TASK REQUIREMENTS
Repeat the data that follows, word for word, without the images.

GIVEN INFORMATION
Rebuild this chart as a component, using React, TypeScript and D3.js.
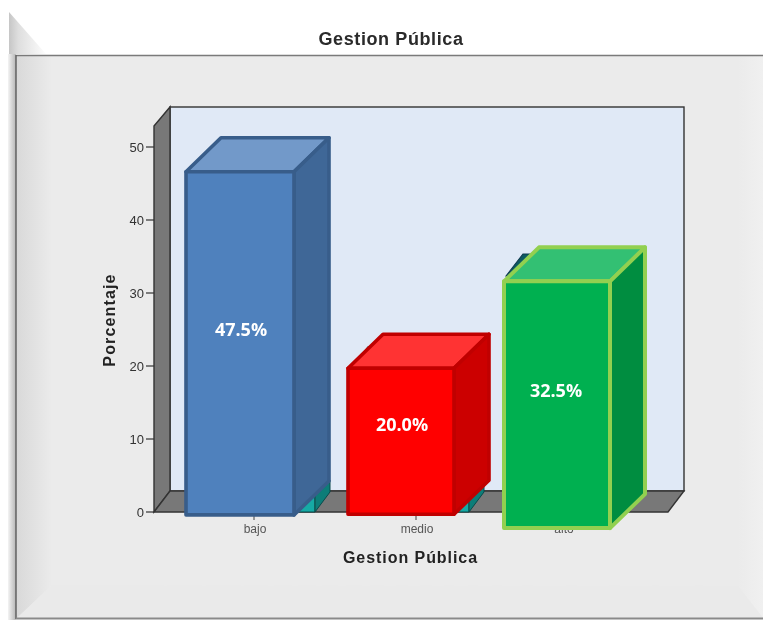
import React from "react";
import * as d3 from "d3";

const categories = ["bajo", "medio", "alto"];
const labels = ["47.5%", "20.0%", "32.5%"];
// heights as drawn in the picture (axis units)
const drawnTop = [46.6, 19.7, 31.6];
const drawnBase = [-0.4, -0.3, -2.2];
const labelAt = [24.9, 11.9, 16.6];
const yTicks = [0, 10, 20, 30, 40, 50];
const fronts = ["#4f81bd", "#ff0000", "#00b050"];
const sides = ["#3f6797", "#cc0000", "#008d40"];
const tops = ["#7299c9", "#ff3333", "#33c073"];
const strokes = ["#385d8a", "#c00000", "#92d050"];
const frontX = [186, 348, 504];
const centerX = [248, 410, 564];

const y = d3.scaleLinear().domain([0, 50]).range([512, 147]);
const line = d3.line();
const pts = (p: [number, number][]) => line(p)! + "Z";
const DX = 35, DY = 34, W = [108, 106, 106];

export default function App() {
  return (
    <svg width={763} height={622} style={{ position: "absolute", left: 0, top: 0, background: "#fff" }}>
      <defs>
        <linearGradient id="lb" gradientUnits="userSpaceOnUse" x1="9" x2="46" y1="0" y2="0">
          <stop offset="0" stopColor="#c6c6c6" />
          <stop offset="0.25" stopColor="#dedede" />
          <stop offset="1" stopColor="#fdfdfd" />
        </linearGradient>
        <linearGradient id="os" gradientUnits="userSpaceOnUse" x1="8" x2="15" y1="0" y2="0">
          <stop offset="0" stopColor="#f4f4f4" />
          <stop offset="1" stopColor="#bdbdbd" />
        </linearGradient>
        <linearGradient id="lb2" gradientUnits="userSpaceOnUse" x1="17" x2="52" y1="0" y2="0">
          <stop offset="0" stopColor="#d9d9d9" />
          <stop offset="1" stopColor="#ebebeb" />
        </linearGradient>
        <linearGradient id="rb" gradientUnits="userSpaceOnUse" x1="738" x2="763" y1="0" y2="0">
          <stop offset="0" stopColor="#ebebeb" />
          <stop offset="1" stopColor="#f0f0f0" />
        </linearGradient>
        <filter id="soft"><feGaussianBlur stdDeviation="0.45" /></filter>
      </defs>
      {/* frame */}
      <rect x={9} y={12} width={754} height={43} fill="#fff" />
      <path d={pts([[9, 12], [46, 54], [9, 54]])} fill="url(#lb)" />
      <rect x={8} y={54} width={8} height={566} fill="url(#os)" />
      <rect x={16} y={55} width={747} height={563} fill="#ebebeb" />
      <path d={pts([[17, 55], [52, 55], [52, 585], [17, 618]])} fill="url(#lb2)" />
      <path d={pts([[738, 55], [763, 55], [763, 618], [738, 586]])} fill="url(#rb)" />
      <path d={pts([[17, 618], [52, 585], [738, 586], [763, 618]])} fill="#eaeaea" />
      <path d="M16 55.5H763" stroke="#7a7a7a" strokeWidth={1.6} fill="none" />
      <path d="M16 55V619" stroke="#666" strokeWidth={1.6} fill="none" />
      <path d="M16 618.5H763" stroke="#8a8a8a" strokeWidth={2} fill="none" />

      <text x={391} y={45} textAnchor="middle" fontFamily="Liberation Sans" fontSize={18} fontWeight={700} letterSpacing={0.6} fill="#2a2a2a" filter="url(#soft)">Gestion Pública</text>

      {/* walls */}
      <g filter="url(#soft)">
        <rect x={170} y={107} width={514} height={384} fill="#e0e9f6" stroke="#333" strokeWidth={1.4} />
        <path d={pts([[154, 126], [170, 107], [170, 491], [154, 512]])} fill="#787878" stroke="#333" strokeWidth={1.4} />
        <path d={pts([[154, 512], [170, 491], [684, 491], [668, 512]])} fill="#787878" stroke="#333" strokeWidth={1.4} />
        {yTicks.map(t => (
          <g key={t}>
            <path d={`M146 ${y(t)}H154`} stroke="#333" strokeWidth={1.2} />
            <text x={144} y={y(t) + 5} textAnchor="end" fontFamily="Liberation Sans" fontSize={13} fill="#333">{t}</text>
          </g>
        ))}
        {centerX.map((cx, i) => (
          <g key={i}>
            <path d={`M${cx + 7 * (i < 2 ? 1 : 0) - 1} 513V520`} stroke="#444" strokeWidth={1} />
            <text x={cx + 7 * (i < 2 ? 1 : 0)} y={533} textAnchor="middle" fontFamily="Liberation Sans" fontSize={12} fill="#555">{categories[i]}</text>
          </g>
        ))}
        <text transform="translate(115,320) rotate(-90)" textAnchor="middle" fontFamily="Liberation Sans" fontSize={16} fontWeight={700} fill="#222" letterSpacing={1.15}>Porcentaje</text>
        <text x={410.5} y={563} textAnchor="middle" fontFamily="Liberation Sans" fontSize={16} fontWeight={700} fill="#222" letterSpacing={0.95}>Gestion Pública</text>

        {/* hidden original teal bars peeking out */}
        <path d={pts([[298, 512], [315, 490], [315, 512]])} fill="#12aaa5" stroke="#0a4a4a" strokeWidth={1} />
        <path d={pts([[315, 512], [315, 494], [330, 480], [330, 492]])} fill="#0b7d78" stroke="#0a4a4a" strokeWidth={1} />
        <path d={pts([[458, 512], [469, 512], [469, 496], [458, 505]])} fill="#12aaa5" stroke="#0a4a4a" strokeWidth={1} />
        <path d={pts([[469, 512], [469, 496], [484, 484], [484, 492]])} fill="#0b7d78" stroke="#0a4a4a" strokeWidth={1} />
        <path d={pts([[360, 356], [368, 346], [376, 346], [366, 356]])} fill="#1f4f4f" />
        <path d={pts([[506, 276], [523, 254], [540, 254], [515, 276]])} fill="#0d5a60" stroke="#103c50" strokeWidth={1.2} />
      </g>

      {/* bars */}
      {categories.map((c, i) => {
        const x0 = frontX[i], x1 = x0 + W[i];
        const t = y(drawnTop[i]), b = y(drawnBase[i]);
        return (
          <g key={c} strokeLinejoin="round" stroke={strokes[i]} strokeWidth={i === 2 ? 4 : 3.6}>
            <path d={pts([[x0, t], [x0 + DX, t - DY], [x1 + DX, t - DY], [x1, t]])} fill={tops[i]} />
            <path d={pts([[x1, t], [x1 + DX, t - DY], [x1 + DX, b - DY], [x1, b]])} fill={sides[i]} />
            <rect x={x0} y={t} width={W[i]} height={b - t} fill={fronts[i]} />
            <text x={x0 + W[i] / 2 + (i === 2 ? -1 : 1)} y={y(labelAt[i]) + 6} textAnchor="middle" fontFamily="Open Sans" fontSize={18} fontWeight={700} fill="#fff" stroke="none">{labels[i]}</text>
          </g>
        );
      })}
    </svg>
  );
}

SOLVED PROBLEM
Rebuild this chart as a component, using React, TypeScript and D3.js.
import React from "react";
import * as d3 from "d3";

const categories = ["bajo", "medio", "alto"];
const labels = ["47.5%", "20.0%", "32.5%"];
// heights as drawn in the picture (axis units)
const drawnTop = [46.6, 19.7, 31.6];
const drawnBase = [-0.4, -0.3, -2.2];
const labelAt = [24.9, 11.9, 16.6];
const yTicks = [0, 10, 20, 30, 40, 50];
const fronts = ["#4f81bd", "#ff0000", "#00b050"];
const sides = ["#3f6797", "#cc0000", "#008d40"];
const tops = ["#7299c9", "#ff3333", "#33c073"];
const strokes = ["#385d8a", "#c00000", "#92d050"];
const frontX = [186, 348, 504];
const centerX = [248, 410, 564];

const y = d3.scaleLinear().domain([0, 50]).range([512, 147]);
const line = d3.line();
const pts = (p: [number, number][]) => line(p)! + "Z";
const DX = 35, DY = 34, W = [108, 106, 106];

export default function App() {
  return (
    <svg width={763} height={622} style={{ position: "absolute", left: 0, top: 0, background: "#fff" }}>
      <defs>
        <linearGradient id="lb" gradientUnits="userSpaceOnUse" x1="9" x2="46" y1="0" y2="0">
          <stop offset="0" stopColor="#c6c6c6" />
          <stop offset="0.25" stopColor="#dedede" />
          <stop offset="1" stopColor="#fdfdfd" />
        </linearGradient>
        <linearGradient id="os" gradientUnits="userSpaceOnUse" x1="8" x2="15" y1="0" y2="0">
          <stop offset="0" stopColor="#f4f4f4" />
          <stop offset="1" stopColor="#bdbdbd" />
        </linearGradient>
        <linearGradient id="lb2" gradientUnits="userSpaceOnUse" x1="17" x2="52" y1="0" y2="0">
          <stop offset="0" stopColor="#d9d9d9" />
          <stop offset="1" stopColor="#ebebeb" />
        </linearGradient>
        <linearGradient id="rb" gradientUnits="userSpaceOnUse" x1="738" x2="763" y1="0" y2="0">
          <stop offset="0" stopColor="#ebebeb" />
          <stop offset="1" stopColor="#f0f0f0" />
        </linearGradient>
        <filter id="soft"><feGaussianBlur stdDeviation="0.45" /></filter>
      </defs>
      {/* frame */}
      <rect x={9} y={12} width={754} height={43} fill="#fff" />
      <path d={pts([[9, 12], [46, 54], [9, 54]])} fill="url(#lb)" />
      <rect x={8} y={54} width={8} height={566} fill="url(#os)" />
      <rect x={16} y={55} width={747} height={563} fill="#ebebeb" />
      <path d={pts([[17, 55], [52, 55], [52, 585], [17, 618]])} fill="url(#lb2)" />
      <path d={pts([[738, 55], [763, 55], [763, 618], [738, 586]])} fill="url(#rb)" />
      <path d={pts([[17, 618], [52, 585], [738, 586], [763, 618]])} fill="#eaeaea" />
      <path d="M16 55.5H763" stroke="#7a7a7a" strokeWidth={1.6} fill="none" />
      <path d="M16 55V619" stroke="#666" strokeWidth={1.6} fill="none" />
      <path d="M16 618.5H763" stroke="#8a8a8a" strokeWidth={2} fill="none" />

      <text x={391} y={45} textAnchor="middle" fontFamily="Liberation Sans" fontSize={18} fontWeight={700} letterSpacing={0.6} fill="#2a2a2a" filter="url(#soft)">Gestion Pública</text>

      {/* walls */}
      <g filter="url(#soft)">
        <rect x={170} y={107} width={514} height={384} fill="#e0e9f6" stroke="#333" strokeWidth={1.4} />
        <path d={pts([[154, 126], [170, 107], [170, 491], [154, 512]])} fill="#787878" stroke="#333" strokeWidth={1.4} />
        <path d={pts([[154, 512], [170, 491], [684, 491], [668, 512]])} fill="#787878" stroke="#333" strokeWidth={1.4} />
        {yTicks.map(t => (
          <g key={t}>
            <path d={`M146 ${y(t)}H154`} stroke="#333" strokeWidth={1.2} />
            <text x={144} y={y(t) + 5} textAnchor="end" fontFamily="Liberation Sans" fontSize={13} fill="#333">{t}</text>
          </g>
        ))}
        {centerX.map((cx, i) => (
          <g key={i}>
            <path d={`M${cx + 7 * (i < 2 ? 1 : 0) - 1} 513V520`} stroke="#444" strokeWidth={1} />
            <text x={cx + 7 * (i < 2 ? 1 : 0)} y={533} textAnchor="middle" fontFamily="Liberation Sans" fontSize={12} fill="#555">{categories[i]}</text>
          </g>
        ))}
        <text transform="translate(115,320) rotate(-90)" textAnchor="middle" fontFamily="Liberation Sans" fontSize={16} fontWeight={700} fill="#222" letterSpacing={1.15}>Porcentaje</text>
        <text x={410.5} y={563} textAnchor="middle" fontFamily="Liberation Sans" fontSize={16} fontWeight={700} fill="#222" letterSpacing={0.95}>Gestion Pública</text>

        {/* hidden original teal bars peeking out */}
        <path d={pts([[298, 512], [315, 490], [315, 512]])} fill="#12aaa5" stroke="#0a4a4a" strokeWidth={1} />
        <path d={pts([[315, 512], [315, 494], [330, 480], [330, 492]])} fill="#0b7d78" stroke="#0a4a4a" strokeWidth={1} />
        <path d={pts([[458, 512], [469, 512], [469, 496], [458, 505]])} fill="#12aaa5" stroke="#0a4a4a" strokeWidth={1} />
        <path d={pts([[469, 512], [469, 496], [484, 484], [484, 492]])} fill="#0b7d78" stroke="#0a4a4a" strokeWidth={1} />
        <path d={pts([[360, 356], [368, 346], [376, 346], [366, 356]])} fill="#1f4f4f" />
        <path d={pts([[506, 276], [523, 254], [540, 254], [515, 276]])} fill="#0d5a60" stroke="#103c50" strokeWidth={1.2} />
      </g>

      {/* bars */}
      {categories.map((c, i) => {
        const x0 = frontX[i], x1 = x0 + W[i];
        const t = y(drawnTop[i]), b = y(drawnBase[i]);
        return (
          <g key={c} strokeLinejoin="round" stroke={strokes[i]} strokeWidth={i === 2 ? 4 : 3.6}>
            <path d={pts([[x0, t], [x0 + DX, t - DY], [x1 + DX, t - DY], [x1, t]])} fill={tops[i]} />
            <path d={pts([[x1, t], [x1 + DX, t - DY], [x1 + DX, b - DY], [x1, b]])} fill={sides[i]} />
            <rect x={x0} y={t} width={W[i]} height={b - t} fill={fronts[i]} />
            <text x={x0 + W[i] / 2 + (i === 2 ? -1 : 1)} y={y(labelAt[i]) + 6} textAnchor="middle" fontFamily="Open Sans" fontSize={18} fontWeight={700} fill="#fff" stroke="none">{labels[i]}</text>
          </g>
        );
      })}
    </svg>
  );
}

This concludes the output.